Post by lecsa » Thu Apr 17, 2014 9:00 pm

jbagelboy wrote:I've been making the point re: TLS & the poors & the "sticker debt" peril being very often a mythical specter due to vast family wealth and support for a large % of the entering class at T6 schools for years. It's a false dilemma that ruins many a choosing thread on this board b/c people aren't sharing all their sources of financial support.

Also people whose parents can front them $250,000 cash, regardless of whether it's guised as a loan or "college fund" or whatever, are very wealthy and need to stop pretending otherwise. It's simply disingenuous to complain about the cost your education relative to those without such generous support, since borrowing from the federal government at 7% interest is fundamentally different from borrowing from family. Sure, there may be a bourgeois crisis of emotional-financial tension but most waspy families have been shoving that shit under the rug since 1890. Your family isn't going to ruin your credit, debt-slave you, bankrupt you, garner your wages, or hold you hostage till death do us part. You're written into their will by law as an heir in most cases anyway.

Again: Wealth is highly stratified in the states. Average household cash savings tend to be in the high four-low five figures ($7000-15000). Having $200,000+ Liquid places you in a different echelon of wealth, which means it's very, very rarely independent of other sources (people who have that kind of money almost always have access to a ton more, statistically speaking). Maybe you're still a puritan shrew and you're personally frugal but that doesn't change your normative fiscal relationship to others.
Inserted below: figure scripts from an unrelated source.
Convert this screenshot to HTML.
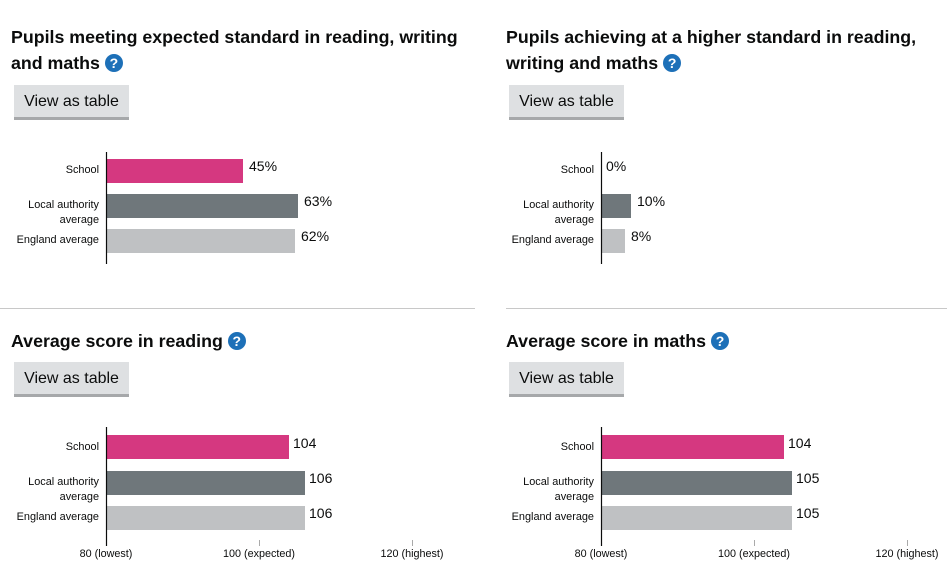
<!DOCTYPE html>
<html><head><meta charset="utf-8"><style>
body{margin:0;width:947px;height:570px;background:#fff;position:relative;overflow:hidden;font-family:"Liberation Sans",Arial,sans-serif;}
.t{position:absolute;font-weight:bold;font-size:17.8px;line-height:26px;color:#0b0c0c;}
.q{display:inline-block;width:18px;height:18px;border-radius:50%;background:#1d70b8;color:#fff;font-size:14px;line-height:18px;text-align:center;vertical-align:1px;margin-left:5px;}
.b{position:absolute;width:115px;height:32px;background:#dee0e2;border-bottom:3px solid #a6a8aa;font-size:16px;line-height:34px;text-align:center;color:#0b0c0c;}
.hr{position:absolute;height:1px;background:#c8c8c8;top:308px;}
svg{position:absolute;left:0;top:0}
</style></head><body>
<div class="t" style="left:11px;top:24px">Pupils meeting expected standard in reading, writing<br>and maths<span class="q">?</span></div>
<div class="t" style="left:506px;top:24px">Pupils achieving at a higher standard in reading,<br>writing and maths<span class="q">?</span></div>
<div class="b" style="left:14px;top:85px">View as table</div>
<div class="b" style="left:509px;top:85px">View as table</div>
<div class="hr" style="left:0;width:475px"></div>
<div class="hr" style="left:506px;width:441px"></div>
<div class="t" style="left:11px;top:328px">Average score in reading<span class="q">?</span></div>
<div class="t" style="left:506px;top:328px">Average score in maths<span class="q">?</span></div>
<div class="b" style="left:14px;top:362px">View as table</div>
<div class="b" style="left:509px;top:362px">View as table</div>
<svg width="947" height="570" font-family="Liberation Sans,Arial,sans-serif">
<g font-size="10.9" fill="#0b0c0c" text-anchor="end">
<text x="99" y="173">School</text><text x="99" y="208">Local authority</text><text x="99" y="223">average</text><text x="99" y="243">England average</text>
<text x="594" y="173">School</text><text x="594" y="208">Local authority</text><text x="594" y="223">average</text><text x="594" y="243">England average</text>
<text x="99" y="450">School</text><text x="99" y="485">Local authority</text><text x="99" y="500">average</text><text x="99" y="520">England average</text>
<text x="594" y="450">School</text><text x="594" y="485">Local authority</text><text x="594" y="500">average</text><text x="594" y="520">England average</text>
</g>
<rect x="106" y="159" width="137" height="24" fill="#d53880"/>
<rect x="106" y="194" width="192" height="24" fill="#6f777b"/>
<rect x="106" y="229" width="189" height="24" fill="#bfc1c3"/>
<rect x="601" y="194" width="30" height="24" fill="#6f777b"/>
<rect x="601" y="229" width="24" height="24" fill="#bfc1c3"/>
<rect x="106" y="435" width="183" height="24" fill="#d53880"/>
<rect x="106" y="471" width="199" height="24" fill="#6f777b"/>
<rect x="106" y="506" width="199" height="24" fill="#bfc1c3"/>
<rect x="601" y="435" width="183" height="24" fill="#d53880"/>
<rect x="601" y="471" width="191" height="24" fill="#6f777b"/>
<rect x="601" y="506" width="191" height="24" fill="#bfc1c3"/>
<g stroke="#0b0c0c" stroke-width="1.2">
<line x1="106.5" y1="152" x2="106.5" y2="264"/><line x1="601.5" y1="152" x2="601.5" y2="264"/>
<line x1="106.5" y1="427" x2="106.5" y2="546"/><line x1="601.5" y1="427" x2="601.5" y2="546"/>
</g>
<g stroke="#aaa" stroke-width="1">
<line x1="259.5" y1="540" x2="259.5" y2="546"/><line x1="412.5" y1="540" x2="412.5" y2="546"/>
<line x1="754.5" y1="540" x2="754.5" y2="546"/><line x1="907.5" y1="540" x2="907.5" y2="546"/>
</g>
<g font-size="14" fill="#0b0c0c">
<text x="249" y="171">45%</text><text x="304" y="206">63%</text><text x="301" y="241">62%</text>
<text x="606" y="171">0%</text><text x="637" y="206">10%</text><text x="631" y="241">8%</text>
<text x="293" y="448">104</text><text x="309" y="483">106</text><text x="309" y="518">106</text>
<text x="788" y="448">104</text><text x="796" y="483">105</text><text x="796" y="518">105</text>
</g>
<g font-size="10.8" fill="#0b0c0c" text-anchor="middle">
<text x="106" y="557">80 (lowest)</text><text x="259" y="557">100 (expected)</text><text x="412" y="557">120 (highest)</text>
<text x="601" y="557">80 (lowest)</text><text x="754" y="557">100 (expected)</text><text x="907" y="557">120 (highest)</text>
</g>
</svg>
</body></html>
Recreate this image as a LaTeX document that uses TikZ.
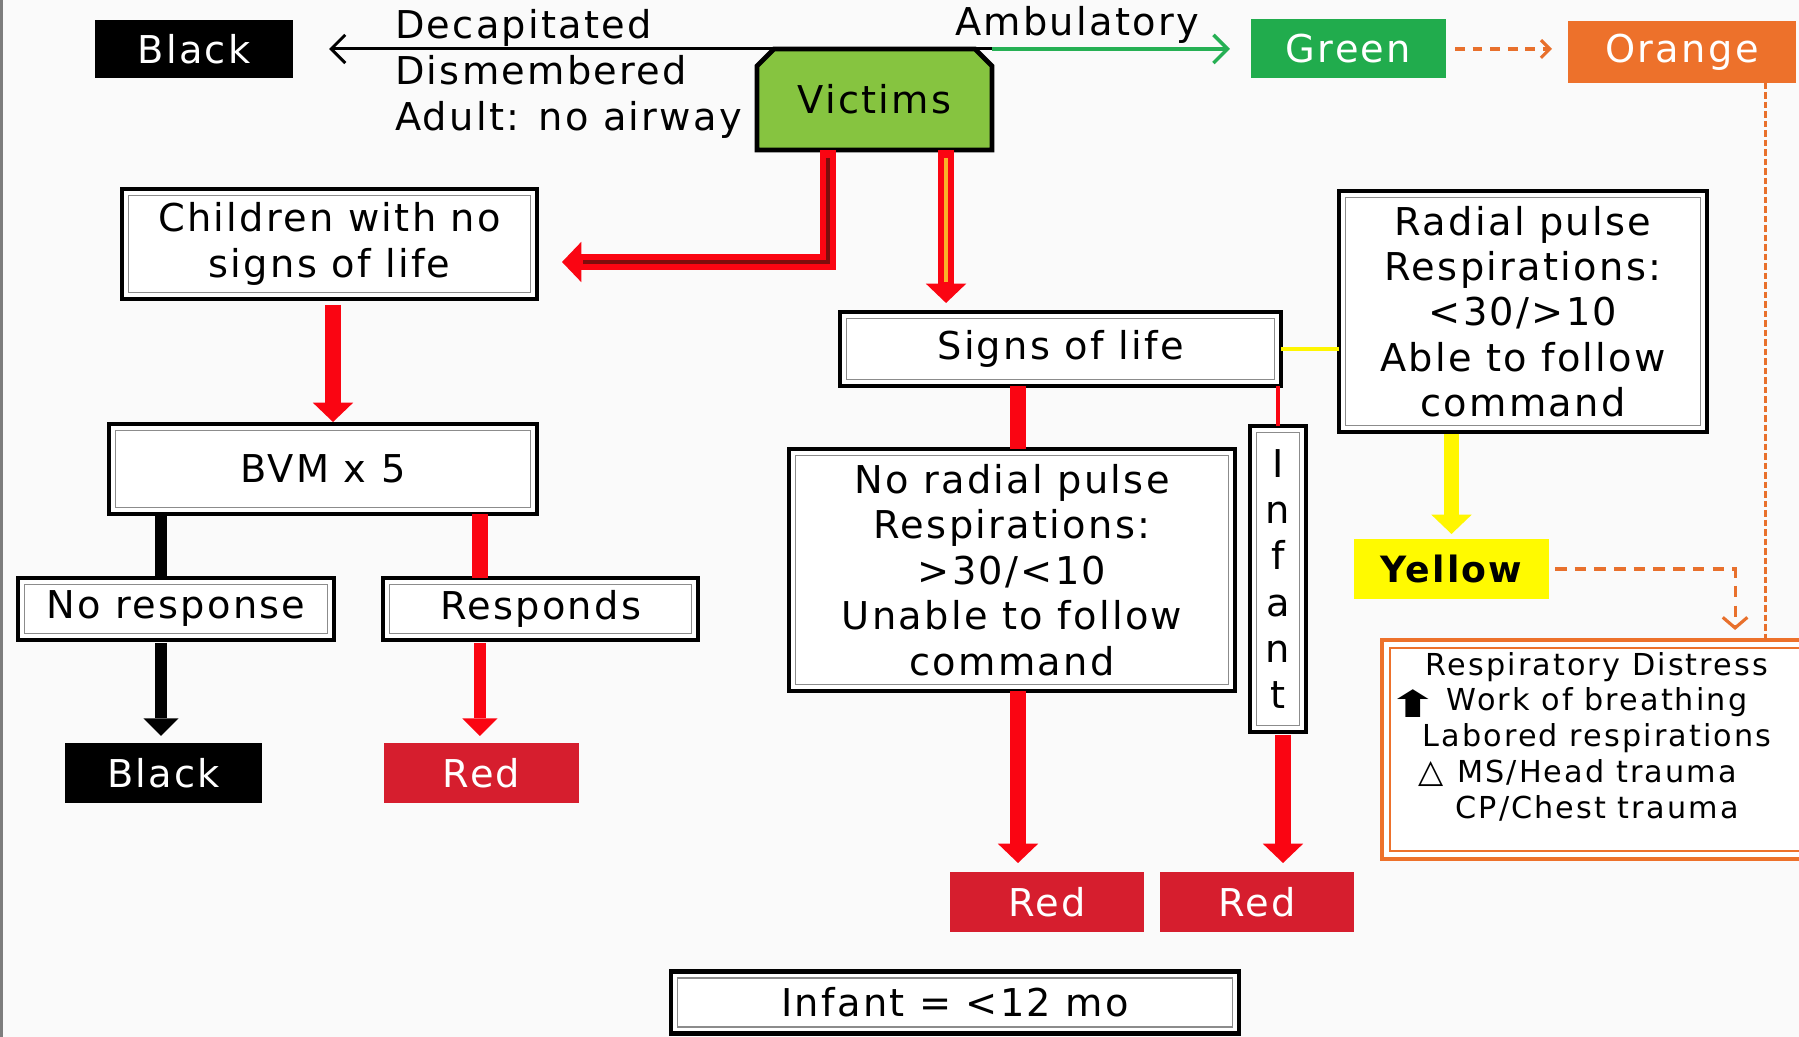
\documentclass[tikz,border=0pt]{standalone}
\usepackage{fontspec}
\setmainfont{DejaVu Sans}[LetterSpace=6]
\usetikzlibrary{arrows.meta,backgrounds}

\definecolor{pagebg}{RGB}{250,250,250}
\definecolor{framegray}{RGB}{125,125,125}
\definecolor{victimgreen}{RGB}{134,196,64}
\definecolor{tagblack}{RGB}{0,0,0}
\definecolor{taggreen}{RGB}{33,172,77}
\definecolor{tagorange}{RGB}{237,113,43}
\definecolor{tagred}{RGB}{214,30,46}
\definecolor{tagyellow}{RGB}{255,250,0}
\definecolor{flowred}{RGB}{250,5,18}
\definecolor{flowdark}{RGB}{125,12,12}
\definecolor{flowamber}{RGB}{250,178,40}
\definecolor{flowyellow}{RGB}{255,246,0}
\definecolor{flowgreen}{RGB}{38,176,84}
\definecolor{dashorange}{RGB}{232,112,44}

\tikzset{
  sz/.style 2 args={minimum width=#1*0.01cm, minimum height=#2*0.01cm},
  wbox/.style={draw=black, line width=1.3pt, fill=white, align=center,
    font=\fontsize{10.9}{12.9}\selectfont},
  innerline/.style={draw=black!45, line width=0.55pt},
  tag/.style={fill=#1, text=white, font=\fontsize{10.9}{12}\selectfont},
  bigtip/.style={-{Triangle[width=11.5pt,length=5.5pt,line width=0pt]}},
  blacktip/.style={-{Triangle[width=10pt,length=5pt,line width=0pt]}},
  redflow/.style={draw=flowred, line width=4.4pt},
  blackflow/.style={draw=black, line width=3.4pt},
  barb/.style={-{Straight Barb[length=4pt,width=8pt]}}
}

\begin{document}
\begin{tikzpicture}[x=0.01cm, y=-0.01cm,
  every node/.style={inner sep=0pt, outer sep=0pt}]
\useasboundingbox (0,0) rectangle (1799,1037);
\begin{pgfonlayer}{background}
  \fill[pagebg] (0,0) rectangle (1799,1037);
  \draw[framegray, line width=0.9pt] (1.5,0) -- (1.5,1037);
\end{pgfonlayer}
\clip (0,0) rectangle (1799,1037);

% top row
\node[tag=tagblack, sz={198}{58}] (blktop) at (194,49) {Black};
\node[anchor=west, align=left, font=\fontsize{10.9}{13.1}\selectfont] (lethal) at (395,74)
  {Decapitated\\Dismembered\\Adult: no airway};
\node[font=\fontsize{10.9}{12}\selectfont, sz={235}{101}] (vic) at (874.5,99.5) {Victims};
\node[font=\fontsize{10.9}{12}\selectfont] (amb) at (1077,25) {Ambulatory};
\node[tag=taggreen, sz={195}{59}] (grn) at (1348.5,49) {Green};
\node[tag=tagorange, sz={228}{62}] (org) at (1682,52) {Orange};

% victims box with chamfered top corners
\begin{pgfonlayer}{background}
  \draw[fill=victimgreen, line width=1.4pt, line join=miter]
    (vic.south west) -- ([shift={(0,17)}]vic.north west) -- ([shift={(17,0)}]vic.north west)
    -- ([shift={(-17,0)}]vic.north east) -- ([shift={(0,17)}]vic.north east)
    -- (vic.south east) -- cycle;
\end{pgfonlayer}

% left branch
\node[wbox, sz={415}{110}] (child) at (329.5,244) {Children with no\\signs of life};
\node[wbox, sz={428}{90}] (bvm) at (323,469) {BVM x 5};
\node[wbox, sz={316}{62}] (nores) at (176,609) {No response};
\node[wbox, sz={315}{62}] (resps) at (540.5,609) {Responds};
\node[tag=tagblack, sz={197}{60}] (blkbot) at (163.5,773) {Black};
\node[tag=tagred, sz={195}{60}] (redl) at (481.5,773) {Red};

% right branch
\node[wbox, sz={441}{74}] (sig) at (1060.5,349) {Signs of life};
\node[wbox, sz={368}{241}] (rad) at (1523,311.5)
  {Radial pulse\\Respirations:\\<30/>10\\Able to follow\\command};
\node[wbox, sz={446}{242}] (nrp) at (1012,570)
  {No radial pulse\\Respirations:\\>30/<10\\Unable to follow\\command};
\node[wbox, sz={56}{306}, font=\fontsize{10.9}{13.1}\selectfont] (inf) at (1278,579) {I\\n\\f\\a\\n\\t};
\node[tag=tagyellow, text=black, font=\bfseries\fontsize{10.3}{12}\selectfont, sz={195}{60}]
  (yel) at (1451.5,569) {Yellow};
\node[draw=tagorange, line width=1.3pt, fill=white, align=center,
  font=\fontsize{8.6}{10.2}\selectfont\addfontfeatures{LetterSpace=7}, sz={430}{219}] (resp) at (1597,749.5)
  {Respiratory Distress\\
   \llap{\raisebox{-2pt}{\fontsize{10.5}{10}\selectfont\bfseries\scalebox{1.6}[1]{⬆}}\hspace{2.5pt}}Work of breathing\\
   Labored respirations\\
   \llap{{\fontsize{9.3}{10}\selectfont △}\hspace{4pt}}MS/Head trauma\\
   CP/Chest trauma\\[-2.1pt]\mbox{}};
\node[tag=tagred, sz={194}{60}] (redm) at (1047,902) {Red};
\node[tag=tagred, sz={194}{60}] (redr) at (1257,902) {Red};
\node[wbox, sz={568}{62}] (infage) at (955,1002.5) {Infant = <12 mo};

% inner frame lines of the white boxes
\foreach \n in {child,bvm,nores,resps,sig,rad,nrp,inf,infage}
  \draw[innerline] ([shift={(6.5,-6.5)}]\n.south west) rectangle ([shift={(-6.5,6.5)}]\n.north east);
\draw[tagorange, line width=0.6pt] ([shift={(8,-8)}]resp.south west) rectangle ([shift={(-8,8)}]resp.north east);

% top connectors
\draw[line width=0.85pt, barb, shorten >=0.36cm] (vic.north east) -- (blktop.east);
\draw[flowgreen, line width=1pt, barb, shorten >=0.21cm] (vic.north east) -- (grn.west);
\draw[dashorange, line width=0.9pt, dash pattern=on 2.8pt off 2.2pt,
  -{Straight Barb[length=2.5pt,width=5pt]}, shorten <=0.09cm, shorten >=0.16cm]
  (grn.east) -- (grn.east -| org.west);
\draw[dashorange, line width=0.85pt, dash pattern=on 1.8pt off 0.9pt]
  ([xshift=0.83cm]org.south) -- ([xshift=0.83cm]org.south |- resp.north);
\draw[dashorange, line width=0.9pt, dash pattern=on 3.3pt off 2.3pt,
  -{Straight Barb[length=3pt,width=7pt]}, shorten <=0.06cm, shorten >=0.1cm]
  (yel.east) -| ([xshift=1.38cm]resp.north);

% victims to children / signs of life
\draw[redflow, bigtip, line join=miter, shorten >=0.25cm]
  ([xshift=-0.465cm]vic.south) |- ([yshift=-0.18cm]child.east);
\draw[flowdark, line width=1.2pt, line join=miter, shorten >=0.25cm+6pt, shorten <=0.08cm]
  ([xshift=-0.465cm]vic.south) |- ([yshift=-0.18cm]child.east);
\draw[redflow, bigtip, shorten >=0.09cm]
  ([xshift=0.715cm]vic.south) -- ([xshift=0.715cm]vic.south |- sig.north);
\draw[flowamber, line width=1.2pt, shorten >=0.09cm+6pt, shorten <=0.08cm]
  ([xshift=0.715cm]vic.south) -- ([xshift=0.715cm]vic.south |- sig.north);

% left branch connectors
\draw[redflow, bigtip, shorten <=0.06cm, shorten >=0.02cm]
  ([xshift=0.035cm]child.south) -- ([xshift=0.035cm]child.south |- bvm.north);
\draw[blackflow] ([xshift=-0.15cm]nores.north |- bvm.south) -- ([xshift=-0.15cm]nores.north);
\draw[blackflow, blacktip, shorten <=0.03cm, shorten >=0.07cm]
  ([xshift=-0.15cm]nores.south) -- ([xshift=-0.15cm]nores.south |- blkbot.north);
\draw[redflow] ([xshift=-0.605cm]resps.north |- bvm.south) -- ([xshift=-0.605cm]resps.north);
\draw[redflow, line width=3.4pt, blacktip, shorten <=0.03cm, shorten >=0.07cm]
  ([xshift=-0.605cm]resps.south) -- ([xshift=-0.605cm]resps.south |- redl.north);

% right branch connectors
\draw[redflow] ([xshift=0.06cm]nrp.north |- sig.south) -- ([xshift=0.06cm]nrp.north);
\draw[redflow, bigtip, shorten >=0.09cm]
  ([xshift=0.06cm]nrp.south) -- ([xshift=0.06cm]nrp.south |- redm.north);
\draw[flowred, line width=0.9pt] (inf.north |- sig.south) -- (inf.north);
\draw[redflow, bigtip, shorten <=0.03cm, shorten >=0.09cm]
  ([xshift=0.05cm]inf.south) -- ([xshift=0.05cm]inf.south |- redr.north);
\draw[flowyellow, line width=1pt] (sig.east) -- (sig.east -| rad.west);
\draw[flowyellow, line width=4.4pt, bigtip, shorten <=0.02cm, shorten >=0.05cm]
  (yel.north |- rad.south) -- (yel.north);
\end{tikzpicture}
\end{document}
All this aside, no reason to stigmatize this wealth. It's a great thing for these individuals to be able to live without the constant deeply set fear of penury. Biglaw will be far more tolerable by all accounts. And their families have every right to invest their capital, earned or inherited or traded, how they please in our market.
There are tons of rich kids at every T-14, not just T-6 (not sure why you made that distinction). Half the T-14 grads I know (went to different T-14s across the map) have extremely rich parents (net worth of 10mm+) who are in other professions, are the kids of biglaw partners, and of celebrities. Maybe I have a limited social circle but I think at least a third, if not half of the people who go to T-14 are rich. These people don't spend time on forums like this. I think TLS is just disproportionately full of poor people. These people don't usually go around talking about how rich their parents are or that they don't have loans, so you never know until you get to know them well.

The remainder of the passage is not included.